SHERBROOKE, Quebec — As night falls and a frigid December wind blasts across Quebec’s Eastern Townships, the 100-foot-tall illuminated cross atop Mont Bellevue commandeers this small city’s skyline.
The sight of it startles me. Just an hour earlier, I was standing at the mountain’s base, watching snow guns furiously try to compensate for nature’s lethargy in time for an approaching weekend. Mont Bellevue is a city park, 900 vertical feet laced with ski trails that offer a convenient workout for Sherbrookois when they are disinclined to travel to taller peaks. From the simple base lodge, with no view of the summit, I had no idea that the cross existed.
But that is not why the sight surprises me. I find the cross startling because Americans do not place religious symbols in city parks. Occasionally someone tries, and we end up in court reaffirming that our form of religious freedom — separation of church and state — requires that emblems of faith stay off public property.
Sherbrooke’s civic leaders intended to create an emblem of faith when they erected the cross in 1950. Other towns in this historically French Catholic province, including Montreal, have similar crosses. As in Montreal, the cross in Sherbrooke has gradually become more a civic symbol than a religious artifact.
I visited Sherbrooke the day after Canada’s House of Commons voted 175-123 against repealing the 2005 law that legalized same-sex marriage nationwide. Prime Minister Stephen Harper, whose Conservatives had pledged to try to restore traditional limits to marriage, declared after the vote that the issue was now settled. Not only did his minority government lack the votes to roll back the law, but several of his own ministers voted against repeal.
I see a sharp contrast between these neighboring societies. Americans endorse church-state separation, but a strong religious subtext runs through one political controversy after another: same-sex marriage, school prayer, and perhaps most of all, abortion. One side talks about family values, the sanctity of life, protecting marriage and putting God back in the classroom. The other side talks about freedom of choice, the right to privacy and religious liberty.
Canada, on the other hand, puts crosses on municipal mountaintops, but seems to have no place for religious agendas on more substantive secular matters. In the three years since Canada’s courts first ruled on the issue, this country has formed a national consensus behind same-sex marriage. It has been 13 years since the Hawaii Supreme Court first ruled in favor of gay marriage. In that time, one state — not Hawaii, which changed its state constitution in response to the court ruling, but Massachusetts — has adopted same-sex marriage, three have instituted civil unions, and a handful are considering similar arrangements. But most states, as well as the federal government, adamantly refuse to recognize same-sex unions and have adopted statutes or constitutional amendments to block them.

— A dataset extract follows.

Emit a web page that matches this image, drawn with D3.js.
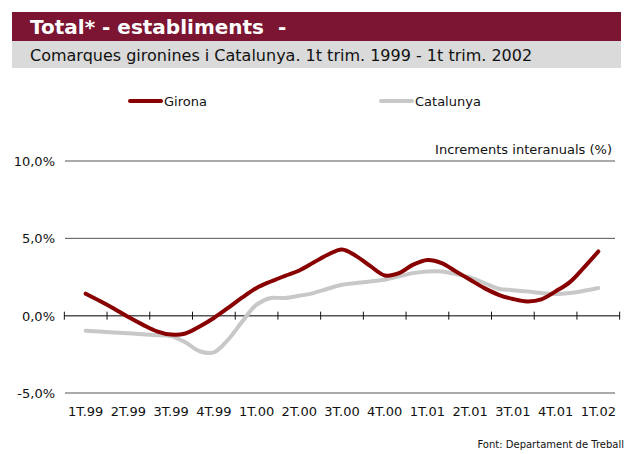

Canada has been much faster than the United States to settle its abortion and school prayer issues, as well. The country has had, since 1988, essentially no restrictions on abortion. No significant legislation has been proposed on the subject since 1989. This is true even though Canada flatly prohibited abortions until 1969 and made them available on a much more limited basis from then until 1988 than did the United States following the 1973 Roe v. Wade decision.
The U.S. Supreme Court struck down prayer in public schools in 1962. We are still arguing about it. Several Canadian provinces opened the school day with Bible readings and the Lord’s Prayer as recently as 1988, when an Ontario court outlawed the practice. School prayer is not a significant issue in Canada today.
Why do Canadians get past these issues so much faster than Americans? Political scientists might note that Canada’s Charter of Rights and Freedoms was adopted in 1982, so its view of personal liberties reflects our era’s experiences and a recent national debate. The American Bill of Rights was part of the Constitution adopted in 1789. Many of our disputes center on how to reconcile the words written more than two centuries ago, and the ideas of the white, landholding men who wrote them, with the issues we confront today.
A more cynical view might be that the Democratic and Republican parties are more interested in politically advantageous “wedge issues” than solutions. Republicans who allied themselves with religious conservatives decades ago have made effective use of social issues to motivate their voting base. Democrats have their own wedge issues, of course. Minimum-wage initiatives were a popular Democratic device in the recent election. Social Security is a Democratic evergreen. The perceived evils of oil companies, health insurers and drug makers are on the list.
Four significant parties exist at the federal level in Canada. If the purpose of a wedge issue is to create a “them vs. us” dynamic, a wedge might be less effective in such a fragmented system. Of course, Canadians have divisive political issues, too. It’s just that with the exception of the eternal tensions between English and French Canada, I am more likely to figure out the scoring system at a cricket match than to understand what Canadians are arguing about. Or even to recognize that they are arguing, since Canadians are so unfailingly nice.
The worst thing about wedge issues is that the party using them has no incentive to solve the disputes, as long as the disputes themselves help to win elections. With Democrats holding such a slim majority in Congress, and with that majority and the White House at stake two years from now, I expect the new Congress to accomplish very little. But I expect it to work diligently to forge new and potent wedges for the 2008 campaigns.